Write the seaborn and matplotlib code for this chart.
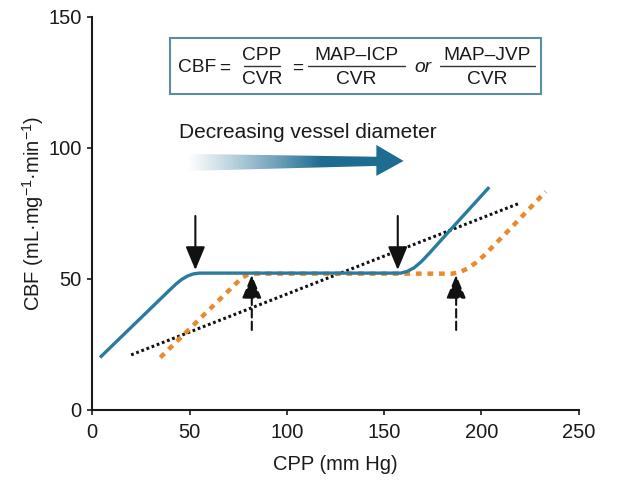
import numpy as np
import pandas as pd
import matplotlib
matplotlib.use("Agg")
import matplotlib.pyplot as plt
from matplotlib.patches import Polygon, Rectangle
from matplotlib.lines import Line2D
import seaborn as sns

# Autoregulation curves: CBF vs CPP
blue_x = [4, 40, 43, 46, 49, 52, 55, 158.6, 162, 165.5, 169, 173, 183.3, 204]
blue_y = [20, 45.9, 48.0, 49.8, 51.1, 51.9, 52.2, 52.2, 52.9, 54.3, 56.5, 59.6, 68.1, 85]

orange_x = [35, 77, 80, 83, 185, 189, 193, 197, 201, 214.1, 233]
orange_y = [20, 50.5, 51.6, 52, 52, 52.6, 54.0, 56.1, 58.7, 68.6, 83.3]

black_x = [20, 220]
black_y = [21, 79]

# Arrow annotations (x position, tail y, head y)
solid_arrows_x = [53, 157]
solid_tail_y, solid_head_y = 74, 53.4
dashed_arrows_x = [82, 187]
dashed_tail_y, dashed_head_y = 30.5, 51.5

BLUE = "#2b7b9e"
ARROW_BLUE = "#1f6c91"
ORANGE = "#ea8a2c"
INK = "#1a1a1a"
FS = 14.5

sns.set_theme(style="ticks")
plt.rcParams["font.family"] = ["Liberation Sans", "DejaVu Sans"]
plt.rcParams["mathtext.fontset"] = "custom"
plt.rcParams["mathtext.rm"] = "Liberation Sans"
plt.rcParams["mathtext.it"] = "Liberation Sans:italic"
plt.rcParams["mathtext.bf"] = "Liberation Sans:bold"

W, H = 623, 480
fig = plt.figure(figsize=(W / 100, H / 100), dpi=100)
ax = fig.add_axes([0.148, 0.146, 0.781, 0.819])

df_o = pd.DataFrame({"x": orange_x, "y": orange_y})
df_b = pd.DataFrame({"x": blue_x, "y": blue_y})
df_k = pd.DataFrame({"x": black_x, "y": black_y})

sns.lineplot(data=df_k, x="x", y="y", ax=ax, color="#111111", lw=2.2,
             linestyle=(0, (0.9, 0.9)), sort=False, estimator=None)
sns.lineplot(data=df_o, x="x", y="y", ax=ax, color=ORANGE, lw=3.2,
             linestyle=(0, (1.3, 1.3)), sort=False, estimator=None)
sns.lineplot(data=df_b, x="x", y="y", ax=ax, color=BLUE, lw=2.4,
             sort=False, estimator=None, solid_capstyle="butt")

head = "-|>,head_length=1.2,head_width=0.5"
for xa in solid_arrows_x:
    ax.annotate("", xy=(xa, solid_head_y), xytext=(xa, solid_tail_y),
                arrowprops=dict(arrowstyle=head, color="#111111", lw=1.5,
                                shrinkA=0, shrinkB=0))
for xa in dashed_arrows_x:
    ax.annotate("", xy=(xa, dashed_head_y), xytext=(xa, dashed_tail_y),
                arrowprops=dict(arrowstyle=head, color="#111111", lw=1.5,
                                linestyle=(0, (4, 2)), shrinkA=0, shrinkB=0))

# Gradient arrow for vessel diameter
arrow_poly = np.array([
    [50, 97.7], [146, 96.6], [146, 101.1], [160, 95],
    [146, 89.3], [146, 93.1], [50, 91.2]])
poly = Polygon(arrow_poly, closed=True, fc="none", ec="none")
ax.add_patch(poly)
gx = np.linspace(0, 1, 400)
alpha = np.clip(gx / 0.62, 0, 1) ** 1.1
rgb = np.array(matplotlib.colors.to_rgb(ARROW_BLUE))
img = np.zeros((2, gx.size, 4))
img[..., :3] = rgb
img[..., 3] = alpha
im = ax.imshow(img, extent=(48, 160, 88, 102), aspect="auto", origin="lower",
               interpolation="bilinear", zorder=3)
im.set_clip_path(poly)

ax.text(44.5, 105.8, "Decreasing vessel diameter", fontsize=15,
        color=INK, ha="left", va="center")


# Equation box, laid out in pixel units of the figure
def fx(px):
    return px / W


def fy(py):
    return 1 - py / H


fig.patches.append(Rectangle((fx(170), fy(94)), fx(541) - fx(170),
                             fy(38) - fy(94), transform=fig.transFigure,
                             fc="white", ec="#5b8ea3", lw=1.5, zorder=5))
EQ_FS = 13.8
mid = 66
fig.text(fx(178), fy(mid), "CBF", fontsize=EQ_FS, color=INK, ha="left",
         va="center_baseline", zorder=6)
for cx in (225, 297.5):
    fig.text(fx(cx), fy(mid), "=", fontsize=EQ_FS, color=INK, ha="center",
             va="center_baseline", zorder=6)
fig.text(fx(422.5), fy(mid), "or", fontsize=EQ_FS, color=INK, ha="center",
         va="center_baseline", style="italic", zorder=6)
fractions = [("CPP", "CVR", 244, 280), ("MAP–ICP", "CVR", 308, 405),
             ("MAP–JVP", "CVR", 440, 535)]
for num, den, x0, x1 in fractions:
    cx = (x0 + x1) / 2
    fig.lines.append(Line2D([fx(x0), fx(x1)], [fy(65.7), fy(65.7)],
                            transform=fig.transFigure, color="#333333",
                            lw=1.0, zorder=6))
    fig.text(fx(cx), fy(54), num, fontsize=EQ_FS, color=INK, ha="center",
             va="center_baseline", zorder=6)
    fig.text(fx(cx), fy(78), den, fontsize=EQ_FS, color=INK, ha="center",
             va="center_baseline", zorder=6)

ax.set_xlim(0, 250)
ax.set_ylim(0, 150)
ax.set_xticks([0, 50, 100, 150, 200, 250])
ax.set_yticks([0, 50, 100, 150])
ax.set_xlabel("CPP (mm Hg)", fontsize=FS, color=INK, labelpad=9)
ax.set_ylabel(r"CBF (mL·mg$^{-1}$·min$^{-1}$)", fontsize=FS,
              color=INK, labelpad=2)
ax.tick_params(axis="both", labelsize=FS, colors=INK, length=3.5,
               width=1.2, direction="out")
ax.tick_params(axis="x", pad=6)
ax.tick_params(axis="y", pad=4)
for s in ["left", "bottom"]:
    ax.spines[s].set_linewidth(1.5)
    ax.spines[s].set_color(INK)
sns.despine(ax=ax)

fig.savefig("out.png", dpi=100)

▸ JOB: Filter out every line that lacks the word "matplotlib", and copy the rest.

▸ THE OUTPUT:
Write the seaborn and matplotlib code for this chart.
import matplotlib
matplotlib.use("Agg")
import matplotlib.pyplot as plt
from matplotlib.patches import Polygon, Rectangle
from matplotlib.lines import Line2D
rgb = np.array(matplotlib.colors.to_rgb(ARROW_BLUE))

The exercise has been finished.